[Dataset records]
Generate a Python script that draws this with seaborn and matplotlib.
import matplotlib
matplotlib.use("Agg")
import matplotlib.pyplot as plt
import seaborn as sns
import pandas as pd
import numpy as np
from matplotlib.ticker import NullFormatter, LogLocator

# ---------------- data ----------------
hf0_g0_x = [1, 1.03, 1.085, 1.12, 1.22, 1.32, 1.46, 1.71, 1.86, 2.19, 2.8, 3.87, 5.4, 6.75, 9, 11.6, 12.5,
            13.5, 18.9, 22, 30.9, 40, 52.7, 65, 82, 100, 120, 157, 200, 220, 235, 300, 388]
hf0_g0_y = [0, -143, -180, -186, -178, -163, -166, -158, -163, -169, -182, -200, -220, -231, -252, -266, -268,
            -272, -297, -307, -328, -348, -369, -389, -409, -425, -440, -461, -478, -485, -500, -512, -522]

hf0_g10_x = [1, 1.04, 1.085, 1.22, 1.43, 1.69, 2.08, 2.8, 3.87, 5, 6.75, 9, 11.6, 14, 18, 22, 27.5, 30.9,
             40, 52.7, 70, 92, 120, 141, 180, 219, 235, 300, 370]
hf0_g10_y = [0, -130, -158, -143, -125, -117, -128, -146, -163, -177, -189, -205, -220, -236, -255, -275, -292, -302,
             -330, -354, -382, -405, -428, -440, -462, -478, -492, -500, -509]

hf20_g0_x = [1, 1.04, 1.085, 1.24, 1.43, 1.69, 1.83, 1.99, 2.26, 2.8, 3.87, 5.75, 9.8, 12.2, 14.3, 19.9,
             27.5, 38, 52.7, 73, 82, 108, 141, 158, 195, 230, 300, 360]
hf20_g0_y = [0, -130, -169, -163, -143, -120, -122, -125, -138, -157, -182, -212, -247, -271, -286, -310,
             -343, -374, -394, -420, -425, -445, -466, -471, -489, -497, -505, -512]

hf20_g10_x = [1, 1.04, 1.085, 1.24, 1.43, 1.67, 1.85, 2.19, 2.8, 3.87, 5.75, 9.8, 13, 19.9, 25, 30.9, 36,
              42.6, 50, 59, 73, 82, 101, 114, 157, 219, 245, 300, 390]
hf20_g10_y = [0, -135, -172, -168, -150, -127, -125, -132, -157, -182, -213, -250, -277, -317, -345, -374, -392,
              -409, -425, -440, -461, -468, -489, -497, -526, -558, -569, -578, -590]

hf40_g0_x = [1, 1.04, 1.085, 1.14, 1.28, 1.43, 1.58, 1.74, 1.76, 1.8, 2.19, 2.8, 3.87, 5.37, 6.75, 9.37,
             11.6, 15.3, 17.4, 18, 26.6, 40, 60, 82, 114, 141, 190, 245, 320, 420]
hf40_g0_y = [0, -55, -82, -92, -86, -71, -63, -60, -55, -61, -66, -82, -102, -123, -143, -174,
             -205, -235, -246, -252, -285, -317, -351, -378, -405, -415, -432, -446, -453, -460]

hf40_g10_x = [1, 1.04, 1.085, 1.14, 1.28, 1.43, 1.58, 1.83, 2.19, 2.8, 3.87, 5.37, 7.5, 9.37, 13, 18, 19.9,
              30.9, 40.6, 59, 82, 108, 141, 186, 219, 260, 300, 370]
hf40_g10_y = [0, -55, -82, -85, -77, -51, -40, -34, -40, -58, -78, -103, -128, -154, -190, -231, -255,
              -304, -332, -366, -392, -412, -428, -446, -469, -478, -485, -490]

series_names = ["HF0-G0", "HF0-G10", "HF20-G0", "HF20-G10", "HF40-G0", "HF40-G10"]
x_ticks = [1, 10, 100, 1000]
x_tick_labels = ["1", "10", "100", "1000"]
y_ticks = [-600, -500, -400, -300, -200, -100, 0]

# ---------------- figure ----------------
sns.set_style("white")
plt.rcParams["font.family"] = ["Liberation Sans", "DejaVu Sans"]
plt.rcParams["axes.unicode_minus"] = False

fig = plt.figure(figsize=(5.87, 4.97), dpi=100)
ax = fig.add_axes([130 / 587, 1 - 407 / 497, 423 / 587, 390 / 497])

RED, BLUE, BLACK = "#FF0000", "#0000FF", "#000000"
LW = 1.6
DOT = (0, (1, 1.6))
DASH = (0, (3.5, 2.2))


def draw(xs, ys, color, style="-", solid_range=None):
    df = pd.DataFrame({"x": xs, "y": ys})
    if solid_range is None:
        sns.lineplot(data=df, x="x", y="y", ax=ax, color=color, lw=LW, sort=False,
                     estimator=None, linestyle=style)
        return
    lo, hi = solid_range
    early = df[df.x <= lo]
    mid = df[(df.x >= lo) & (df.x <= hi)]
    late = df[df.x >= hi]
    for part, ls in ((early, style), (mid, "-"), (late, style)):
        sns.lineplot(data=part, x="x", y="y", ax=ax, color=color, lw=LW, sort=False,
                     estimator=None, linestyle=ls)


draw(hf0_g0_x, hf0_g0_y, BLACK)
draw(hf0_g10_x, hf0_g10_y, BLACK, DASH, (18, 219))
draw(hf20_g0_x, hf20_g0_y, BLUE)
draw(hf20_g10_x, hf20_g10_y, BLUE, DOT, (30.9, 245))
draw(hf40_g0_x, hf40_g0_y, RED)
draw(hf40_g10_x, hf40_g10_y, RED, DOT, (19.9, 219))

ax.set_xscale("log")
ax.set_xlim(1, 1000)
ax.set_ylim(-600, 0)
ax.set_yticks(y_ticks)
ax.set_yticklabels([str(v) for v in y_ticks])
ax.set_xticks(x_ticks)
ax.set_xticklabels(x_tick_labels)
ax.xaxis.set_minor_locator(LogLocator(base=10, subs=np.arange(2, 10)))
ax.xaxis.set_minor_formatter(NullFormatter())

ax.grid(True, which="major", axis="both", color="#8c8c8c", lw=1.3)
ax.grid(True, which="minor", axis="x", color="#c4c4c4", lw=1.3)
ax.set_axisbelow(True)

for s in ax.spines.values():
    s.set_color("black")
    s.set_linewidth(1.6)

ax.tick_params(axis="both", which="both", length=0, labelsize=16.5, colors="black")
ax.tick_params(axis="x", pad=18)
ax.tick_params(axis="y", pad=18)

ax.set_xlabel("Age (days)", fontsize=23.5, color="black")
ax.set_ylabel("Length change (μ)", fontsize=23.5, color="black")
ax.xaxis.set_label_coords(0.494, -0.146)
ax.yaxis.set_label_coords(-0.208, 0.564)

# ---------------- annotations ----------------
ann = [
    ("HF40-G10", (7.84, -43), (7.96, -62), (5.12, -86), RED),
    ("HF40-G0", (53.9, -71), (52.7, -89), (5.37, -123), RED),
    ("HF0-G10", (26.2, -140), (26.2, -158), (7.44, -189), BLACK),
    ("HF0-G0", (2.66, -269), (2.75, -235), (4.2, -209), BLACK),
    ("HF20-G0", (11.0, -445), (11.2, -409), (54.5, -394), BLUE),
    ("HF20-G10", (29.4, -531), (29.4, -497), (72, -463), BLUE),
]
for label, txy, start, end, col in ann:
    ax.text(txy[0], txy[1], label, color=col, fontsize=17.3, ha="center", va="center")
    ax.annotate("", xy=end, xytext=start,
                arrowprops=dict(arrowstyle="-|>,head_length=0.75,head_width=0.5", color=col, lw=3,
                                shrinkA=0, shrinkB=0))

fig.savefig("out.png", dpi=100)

==

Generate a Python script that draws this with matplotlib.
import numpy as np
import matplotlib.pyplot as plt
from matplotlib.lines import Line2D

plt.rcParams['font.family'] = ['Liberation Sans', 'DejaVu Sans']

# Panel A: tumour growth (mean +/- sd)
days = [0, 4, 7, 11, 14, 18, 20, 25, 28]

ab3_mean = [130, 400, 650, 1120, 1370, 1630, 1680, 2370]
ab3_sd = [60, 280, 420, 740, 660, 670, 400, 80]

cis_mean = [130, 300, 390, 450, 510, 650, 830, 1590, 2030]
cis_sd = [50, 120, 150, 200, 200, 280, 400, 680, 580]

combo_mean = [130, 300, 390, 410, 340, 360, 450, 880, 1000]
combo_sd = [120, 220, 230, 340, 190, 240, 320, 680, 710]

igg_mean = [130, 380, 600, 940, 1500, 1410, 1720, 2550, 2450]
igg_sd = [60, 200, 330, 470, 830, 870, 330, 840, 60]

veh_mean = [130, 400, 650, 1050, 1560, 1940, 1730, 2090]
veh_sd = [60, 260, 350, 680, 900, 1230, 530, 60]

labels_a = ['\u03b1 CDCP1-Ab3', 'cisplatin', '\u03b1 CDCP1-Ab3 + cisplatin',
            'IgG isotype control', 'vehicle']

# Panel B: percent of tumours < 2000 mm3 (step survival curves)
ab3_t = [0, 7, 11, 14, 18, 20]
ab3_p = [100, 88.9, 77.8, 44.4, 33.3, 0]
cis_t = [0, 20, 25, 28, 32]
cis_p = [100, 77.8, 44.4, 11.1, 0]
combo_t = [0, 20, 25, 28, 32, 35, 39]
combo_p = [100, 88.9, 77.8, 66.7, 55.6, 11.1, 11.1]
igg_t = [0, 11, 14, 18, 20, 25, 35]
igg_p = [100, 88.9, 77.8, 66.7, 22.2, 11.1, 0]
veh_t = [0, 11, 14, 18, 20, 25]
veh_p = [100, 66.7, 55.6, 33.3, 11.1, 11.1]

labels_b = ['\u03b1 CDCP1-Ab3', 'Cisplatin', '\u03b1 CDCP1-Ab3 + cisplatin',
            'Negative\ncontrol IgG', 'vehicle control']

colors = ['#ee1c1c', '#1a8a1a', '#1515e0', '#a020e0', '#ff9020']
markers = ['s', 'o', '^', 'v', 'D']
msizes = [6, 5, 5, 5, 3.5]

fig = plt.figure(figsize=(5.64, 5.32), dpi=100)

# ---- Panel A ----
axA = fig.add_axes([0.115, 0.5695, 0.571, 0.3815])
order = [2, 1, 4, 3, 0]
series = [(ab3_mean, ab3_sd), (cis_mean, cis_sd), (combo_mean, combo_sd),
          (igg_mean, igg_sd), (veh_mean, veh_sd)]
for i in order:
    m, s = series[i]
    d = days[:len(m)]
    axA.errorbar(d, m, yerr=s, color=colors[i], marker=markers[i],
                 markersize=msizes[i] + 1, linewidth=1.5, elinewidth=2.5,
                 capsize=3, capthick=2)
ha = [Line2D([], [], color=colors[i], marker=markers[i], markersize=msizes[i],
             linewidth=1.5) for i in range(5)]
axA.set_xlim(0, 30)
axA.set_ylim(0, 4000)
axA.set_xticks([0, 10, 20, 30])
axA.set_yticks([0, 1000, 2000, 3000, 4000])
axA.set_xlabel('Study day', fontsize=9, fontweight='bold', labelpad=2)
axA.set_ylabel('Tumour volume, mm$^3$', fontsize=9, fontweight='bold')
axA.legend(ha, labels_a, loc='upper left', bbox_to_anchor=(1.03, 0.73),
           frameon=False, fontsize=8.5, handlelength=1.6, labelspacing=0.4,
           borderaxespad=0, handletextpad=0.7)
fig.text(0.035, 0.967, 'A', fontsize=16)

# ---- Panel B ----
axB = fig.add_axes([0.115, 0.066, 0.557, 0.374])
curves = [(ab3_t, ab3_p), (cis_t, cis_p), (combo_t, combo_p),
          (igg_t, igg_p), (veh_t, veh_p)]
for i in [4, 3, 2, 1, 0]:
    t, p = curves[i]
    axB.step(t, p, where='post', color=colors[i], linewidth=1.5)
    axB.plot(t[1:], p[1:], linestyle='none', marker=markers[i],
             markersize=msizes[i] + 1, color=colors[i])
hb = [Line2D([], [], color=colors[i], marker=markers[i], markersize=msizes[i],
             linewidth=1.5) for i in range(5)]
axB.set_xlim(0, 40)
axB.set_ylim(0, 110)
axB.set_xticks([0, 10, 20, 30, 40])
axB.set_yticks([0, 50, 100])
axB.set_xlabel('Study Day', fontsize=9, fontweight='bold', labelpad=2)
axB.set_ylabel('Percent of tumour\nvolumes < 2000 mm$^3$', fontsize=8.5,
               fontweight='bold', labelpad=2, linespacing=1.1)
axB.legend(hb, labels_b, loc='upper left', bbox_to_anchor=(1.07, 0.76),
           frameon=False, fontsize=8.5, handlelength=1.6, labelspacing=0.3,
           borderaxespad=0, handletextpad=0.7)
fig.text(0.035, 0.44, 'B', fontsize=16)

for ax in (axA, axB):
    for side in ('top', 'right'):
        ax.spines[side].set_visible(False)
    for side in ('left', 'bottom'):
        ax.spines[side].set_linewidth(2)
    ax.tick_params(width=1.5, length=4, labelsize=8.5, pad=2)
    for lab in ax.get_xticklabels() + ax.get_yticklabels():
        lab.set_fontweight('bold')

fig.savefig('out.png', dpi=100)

→ SHORT EXERCISE
Set down, without any change, only the lines from the line that holds "Generate a Python script that draws this with seaborn" through the line that holds "from matplotlib.ticker import", both lines included.

→ RESPONSE TO THIS EXERCISE
Generate a Python script that draws this with seaborn and matplotlib.
import matplotlib
matplotlib.use("Agg")
import matplotlib.pyplot as plt
import seaborn as sns
import pandas as pd
import numpy as np
from matplotlib.ticker import NullFormatter, LogLocator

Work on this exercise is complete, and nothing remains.